2. Supported by state-of-the-art technology, the organization boasts a seasoned team of doctors who deliver contemporary eye-care services.

3. Drawing from valuable insights gained from both successes and challenges faced by peers, the Company is actively mitigating risks and leveraging its knowledge.

4. With these factors in mind, the Company foresees a prosperous future not only in the field of ophthalmology but also within the broader healthcare industry.

Threats

1. The Companys operations are concentrated in specific geographic locations, with limited expansion amidst intense competition.

2. The global financial crisis and ongoing conflicts have led to the collapse of several economies, reigniting concerns about their potential impact on the overall business landscape.

Human Resource

In the post-COVID era, the dynamic market landscape has underscored the paramount significance of the human resources team in the organization, especially in terms of talent acquisition and retention.
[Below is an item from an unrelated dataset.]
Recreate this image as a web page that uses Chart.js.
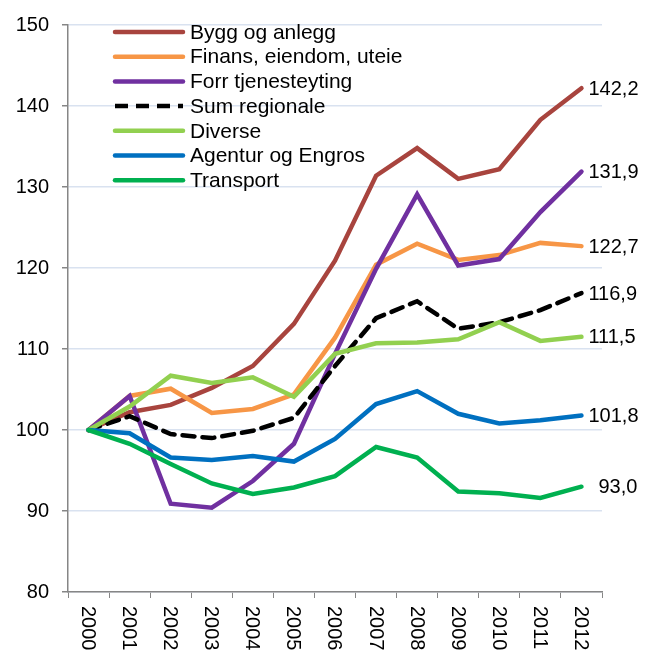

Throughout the year, the company has fostered a harmonious, enabling, and mutually beneficial relationship. It effectively harnesses its human resources to achieve success, stability, and growth. Detailed descriptions of the advancements in the field of Human Resources are provided in the "Particulars of Employees" section of the Directors Report.

Internal Control Systems and Their Adequacy

The organization has implemented a robust system of internal controls, meticulously designed to offer reasonable assurance in maintaining accurate accounting controls, monitoring operations, safeguarding assets against unauthorized use or losses, complying with regulations, and ensuring the reliability of financial reporting. These controls have been thoughtfully implemented to provide the necessary safeguards and reasonable assurance.

Risk and Mitigation

a) Competition intensity and new entrants to the market: There are numerous competitors entering and capturing the market by providing comparable services with antiquated technology. This can have a substantial effect on a companys bottom line.
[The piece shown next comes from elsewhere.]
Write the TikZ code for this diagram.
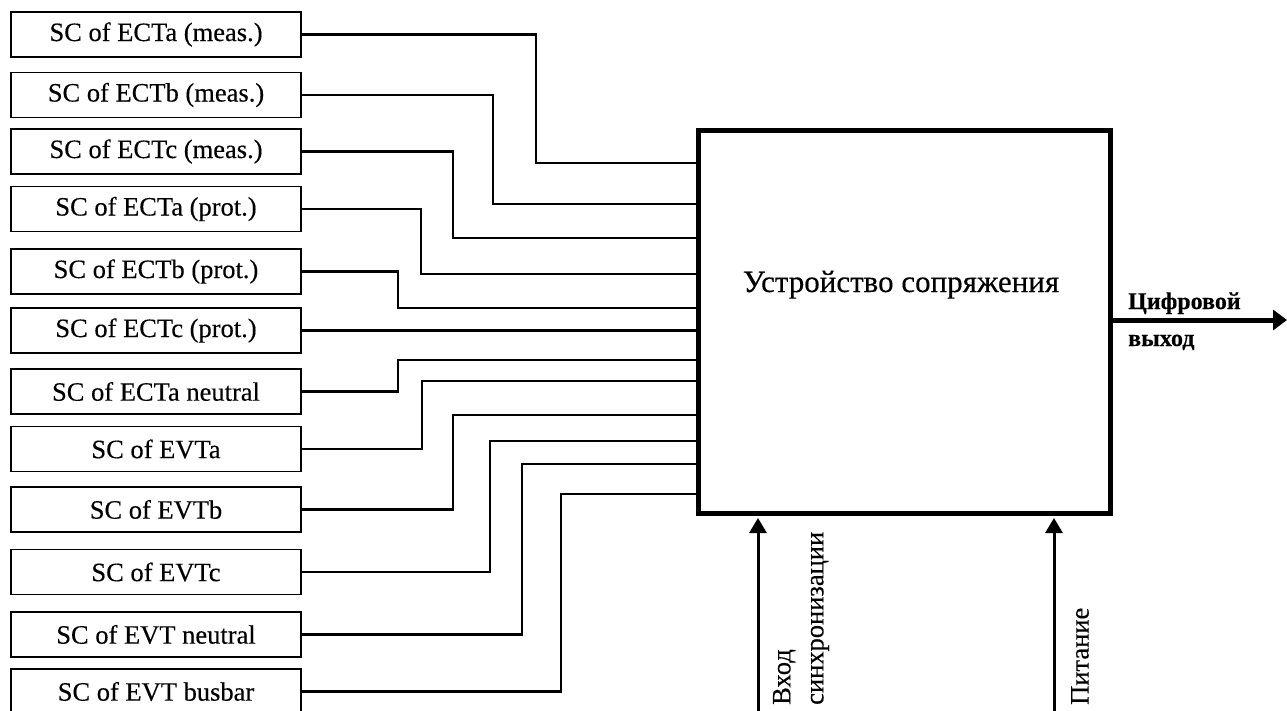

Risk Mitigation: The company has never

compromised its ability to conduct high-end surgeries and acquiring state-of-the-art technology because it believes that quality is the only consideration over time.

b) Pace of obsolescence of technology and treatment methods: The Eye Care segment utilises a variety of equipment that must be continuously tested and monitored for obsolescence.

Risk Mitigation: Utilising a dedicated R&D function, the company develops near-term and incremental enhancements, as well as step-change improvements to existing products and processes, resulting in minimal obsolescence.

c) Materials Risk: The non-availability of high- quality materials could delay service delivery to clients.

Risk Mitigation: Due to high volumes and prompt payments, the company consistently acquires its materials directly from the manufacturer.

d) Labour deficit and loss of key staff members,

including medical personnel: The businesss

qualitative and quantitative performance could be compromised by a lack of essential / skilled physicians.

Risk Mitigation: The organisation has been consistently recruiting and training physicians and enhancing its capabilities.

e) Increasing compliance and regulatory impediments: The evolution of the global regulatory environment has led to heightened regulatory scrutiny, which has raised the minimum standards that must be maintained. This demonstrates the alignment of corporate performance objectives with regulatory compliance requirements.

Risk Mitigation: The company realises that regulatory requirements can be difficult at times and will endeavour to comprehend evolving regulatory standards in order to better its decision-making process and incorporate these into the business plan in which it works.

Cautionary Statement

The goals, aspirations, or projections of the company may be considered forward-looking within the context of the securities laws and regulations that are now in effect. It is possible that the actual results will be significantly different from those represented in the statement. The global and domestic business climate, changes in government rules and tax laws, economic developments inside the country, and other factors such as litigation and the like are important elements that could influence the operations of the company.